Monday, July 19, 2004
WORKING CLASS WOES — PART 1....The New York Times reports that the working class isn't doing too well these days:
On Friday, the Bureau of Labor Statistics reported that hourly earnings of production workers - nonmanagement workers ranging from nurses and teachers to hamburger flippers and assembly-line workers - fell 1.1 percent in June, after accounting for inflation....In June, production workers took home $525.84 a week, on average. After accounting for inflation, this is about $8 less than they were pocketing last January, and is the lowest level of weekly pay since October 2001.
...."There's a bit of a dichotomy," said Ethan S. Harris, chief economist at Lehman Brothers. "Joe Six-Pack is under a lot of pressure. He got a lousy raise; he's paying more for gasoline and milk. He's not doing that great. But proprietors' income is up. Profits are up. Home values are up. Middle-income and upper-income people are looking pretty good."
....Their woes are a product of supply and demand for labor. From 1996 through 2000 when employers were hiring hand over fist, real hourly wages of ordinary workers rose by 7.5 percent.
Supply and demand. Yes indeed. The labor market is a slave to supply and demand just like any other market, right?
Odd, then, that CEO pay rose 27% in 2003, isn't it? Did the supply of CEOs shrink last year? Did demand skyrocket?
What's more, compared to average workers, who remain stuck in the invisible grip of Adam Smith, CEO pay has increased about 3x since 1990 and about 7x since 1980.
Is this the free market at work? That's what I'm told. So I have a contest in mind: a prize for the least laughable explanation for why CEO pay has gone up 7x since 1980 based on supply and demand. At a minimum, winning entries should explain the following:
Why the supply of CEOs has decreased.
Why the demand for CEOs has increased.
Why the elasticity of the CEO demand curve is apparently steeper than for any other commodity on the planet.
Please keep your entries under 100,000 words, and restrict your econometrics to fields no more complex than differential topology.
Grand prize to be announced at a future date."
WORKING CLASS WOES — PART 2....Thomas Frank, author of What's the Matter With Kansas?, writes in the LA Times today that one of the reasons the working class is doing so poorly these days is that no one stands up for them anymore:
[Moderate DLC] Democrats explicitly rule out what they deride as "class warfare" and take great pains to emphasize their friendliness to business interests....The Republicans, meanwhile, were industriously fabricating their own class-based language of the right, and while they made their populist appeal to blue-collar voters, Democrats were giving those same voters — their traditional base — the big brushoff, ousting their representatives from positions within the party and consigning their issues, with a laugh and a sneer, to the dustbin of history. A more ruinous strategy for Democrats would be difficult to invent. And the ruination just keeps on coming.

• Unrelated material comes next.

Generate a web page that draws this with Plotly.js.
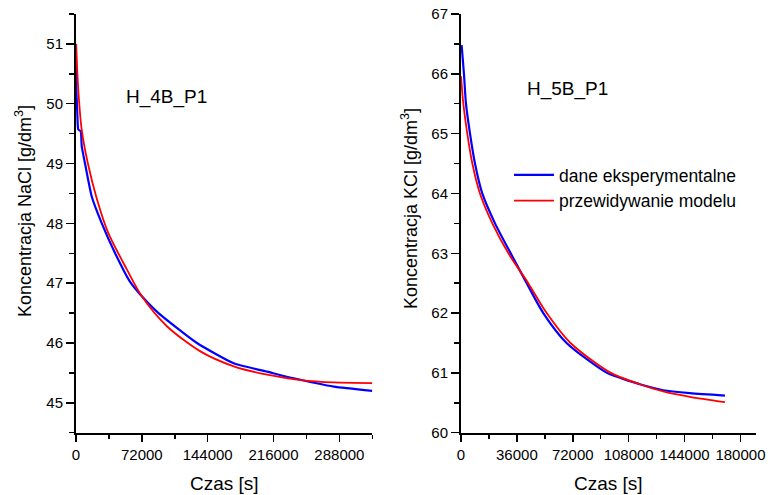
<!DOCTYPE html>
<html>
<head>
<meta charset="utf-8">
<script src="https://cdn.plot.ly/plotly-3.0.1.min.js"></script>
<style>html,body{margin:0;padding:0;background:#fff;}#chart{width:768px;height:495px;}</style>
</head>
<body>
<div id="chart"></div>
<script>
// Left panel: H_4B_P1 (NaCl)
const tNaClExp = [0, 330, 1430, 2520, 5150, 6250, 9870, 17200, 28200, 42800, 59200, 72000, 90200, 132300, 172500, 209100, 238000, 282000, 324000];
const cNaClExp = [51.0, 50.28, 49.84, 49.57, 49.54, 49.29, 49.0, 48.45, 48.0, 47.5, 47.02, 46.78, 46.5, 46.0, 45.66, 45.52, 45.41, 45.27, 45.20];
const tNaClMod = [0, 2500, 6200, 13000, 23000, 35000, 55600, 72000, 99400, 136000, 172500, 209000, 245600, 282000, 324000];
const cNaClMod = [51.0, 50.23, 49.57, 49.0, 48.4, 47.85, 47.23, 46.78, 46.28, 45.86, 45.61, 45.47, 45.38, 45.34, 45.33];

// Right panel: H_5B_P1 (KCl)
const tKClExp = [400, 1900, 3200, 5800, 9000, 13700, 21900, 33000, 42300, 53000, 68000, 94000, 104500, 115200, 130200, 147400, 170000];
const cKClExp = [66.48, 66.0, 65.5, 65.0, 64.5, 64.0, 63.5, 62.95, 62.5, 62.0, 61.5, 61.0, 60.9, 60.81, 60.71, 60.66, 60.62];
const tKClMod = [0, 1500, 4050, 7300, 12200, 20200, 30500, 43300, 55200, 70500, 96500, 115200, 130200, 147400, 170000];
const cKClMod = [65.96, 65.5, 65.0, 64.5, 64.0, 63.5, 63.0, 62.5, 62.0, 61.5, 61.0, 60.81, 60.69, 60.6, 60.51];

const seriesNames = ['dane eksperymentalne', 'przewidywanie modelu'];
const panelLabels = ['H_4B_P1', 'H_5B_P1'];
const yTitles = ['Koncentracja NaCl [g/dm<sup>3</sup>]', 'Koncentracja KCl [g/dm<sup>3</sup>]'];
const xTitle = 'Czas [s]';

const FONT = 'Liberation Sans, Arial, Helvetica, sans-serif';
const W = 768, H = 495;
const px = v => v / W;
const py = v => 1 - v / H;

const traces = [
  {x: tNaClExp, y: cNaClExp, xaxis: 'x', yaxis: 'y', mode: 'lines', name: seriesNames[0], showlegend: false,
   line: {color: '#0000ff', width: 2.2, shape: 'spline', smoothing: 0.5}},
  {x: tNaClMod, y: cNaClMod, xaxis: 'x', yaxis: 'y', mode: 'lines', name: seriesNames[1], showlegend: false,
   line: {color: '#ff0000', width: 1.8, shape: 'spline', smoothing: 0.8}},
  {x: tKClExp, y: cKClExp, xaxis: 'x2', yaxis: 'y2', mode: 'lines', name: seriesNames[0],
   line: {color: '#0000ff', width: 2.2, shape: 'spline', smoothing: 0.7}},
  {x: tKClMod, y: cKClMod, xaxis: 'x2', yaxis: 'y2', mode: 'lines', name: seriesNames[1],
   line: {color: '#ff0000', width: 1.8, shape: 'spline', smoothing: 0.8}}
];

function xAxis(domain, range, dtick, anchor) {
  return {domain: domain, range: range, anchor: anchor, tick0: 0, dtick: dtick, tickformat: 'd',
    showline: true, linecolor: '#000', linewidth: 2, ticks: 'outside', ticklen: 7, tickwidth: 1.5, tickcolor: '#000',
    minor: {dtick: dtick / 2, tick0: 0, ticks: 'outside', ticklen: 4, tickwidth: 1.5, tickcolor: '#000', showgrid: false},
    showgrid: false, zeroline: false, tickfont: {family: FONT, size: 15, color: '#000'}, fixedrange: true};
}
function yAxis(range, anchor) {
  return {domain: [62.3 / H, 481 / H], range: range, anchor: anchor, tick0: 0, dtick: 1,
    showline: true, linecolor: '#000', linewidth: 2, ticks: 'outside', ticklen: 8, tickwidth: 1.5, tickcolor: '#000',
    minor: {dtick: 0.5, ticks: 'outside', ticklen: 5, tickwidth: 1.5, tickcolor: '#000', showgrid: false},
    showgrid: false, zeroline: false, tickfont: {family: FONT, size: 15, color: '#000'}, fixedrange: true};
}

const layout = {
  width: W, height: H,
  margin: {l: 0, r: 0, t: 0, b: 0},
  paper_bgcolor: '#fff', plot_bgcolor: 'rgba(0,0,0,0)',
  font: {family: FONT, color: '#000'},
  xaxis: xAxis([px(76), px(372.3)], [0, 324000], 72000, 'y'),
  yaxis: yAxis([44.5, 51.5], 'x'),
  xaxis2: xAxis([px(461), px(756)], [0, 190000], 36000, 'y2'),
  yaxis2: yAxis([60, 67], 'x2'),
  showlegend: true,
  legend: {x: px(509), y: py(157), xanchor: 'left', yanchor: 'top', bgcolor: 'rgba(0,0,0,0)',
    borderwidth: 0, font: {family: FONT, size: 17.5, color: '#000'}, itemwidth: 40, tracegroupgap: 0},
  annotations: [
    {text: panelLabels[0], xref: 'paper', yref: 'paper', x: px(166.5), y: py(97), xanchor: 'center', yanchor: 'middle',
     showarrow: false, font: {family: FONT, size: 19, color: '#000'}},
    {text: panelLabels[1], xref: 'paper', yref: 'paper', x: px(567.5), y: py(89), xanchor: 'center', yanchor: 'middle',
     showarrow: false, font: {family: FONT, size: 19, color: '#000'}},
    {text: xTitle, xref: 'paper', yref: 'paper', x: px(224), y: py(483), xanchor: 'center', yanchor: 'middle',
     showarrow: false, font: {family: FONT, size: 19, color: '#000'}},
    {text: xTitle, xref: 'paper', yref: 'paper', x: px(608.5), y: py(483), xanchor: 'center', yanchor: 'middle',
     showarrow: false, font: {family: FONT, size: 19, color: '#000'}},
    {text: yTitles[0], xref: 'paper', yref: 'paper', x: px(23), y: py(211), xanchor: 'center', yanchor: 'middle',
     textangle: -90, showarrow: false, font: {family: FONT, size: 18, color: '#000'}},
    {text: yTitles[1], xref: 'paper', yref: 'paper', x: px(409), y: py(209), xanchor: 'center', yanchor: 'middle',
     textangle: -90, showarrow: false, font: {family: FONT, size: 18, color: '#000'}}
  ]
};

Plotly.newPlot('chart', traces, layout, {staticPlot: true, displayModeBar: false});
</script>
</body>
</html>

Frank's thesis is that Republicans have successfully wooed blue collar workers via social wedge issues, while at the same time Democrats have decided to move upscale. The result is that neither party cares much about the economic issues of the working class:
Behold the political alignment that Kansas is pioneering for us all....when two female pop stars exchange a lascivious kiss on national TV, Kansas goes haywire. Kansas screams for the heads of the liberal elite. Kansas runs to the polling place. And Kansas cuts those pop stars' taxes.
As a social system, the backlash works. The two adversaries feed off each other in a kind of inverted symbiosis: One mocks the other, and the other heaps even more power on the mocker. This arrangement should be the envy of every ruling class in the world. Not only can it be pushed much, much further, but it is fairly certain that it will be so pushed. All the incentives point that way, as do the never-examined cultural requirements of modern capitalism.
Why shouldn't our culture just get worse and worse, if making it worse will only cause the people who worsen it to grow wealthier and wealthier?
I'm not quite as pessimistic as Frank that this vicious cycle is inevitable — in fact, I'm one of those DLC Dems who think that the Republican embrace of neanderthal social issues will eventually ruin them. At the same time, though, he's right about the working class: their wages have stagnated over the past 30 years even though the economy has grown tremendously, and the Democratic party hasn't done nearly enough to address this. It's no wonder the Republicans have been so successful at picking off blue collar workers via social issues.
I only wish Frank had a bit more room in his op-ed to tell us what he thinks the Democrats ought to be doing about this. I guess you have to buy the book if you want to know that".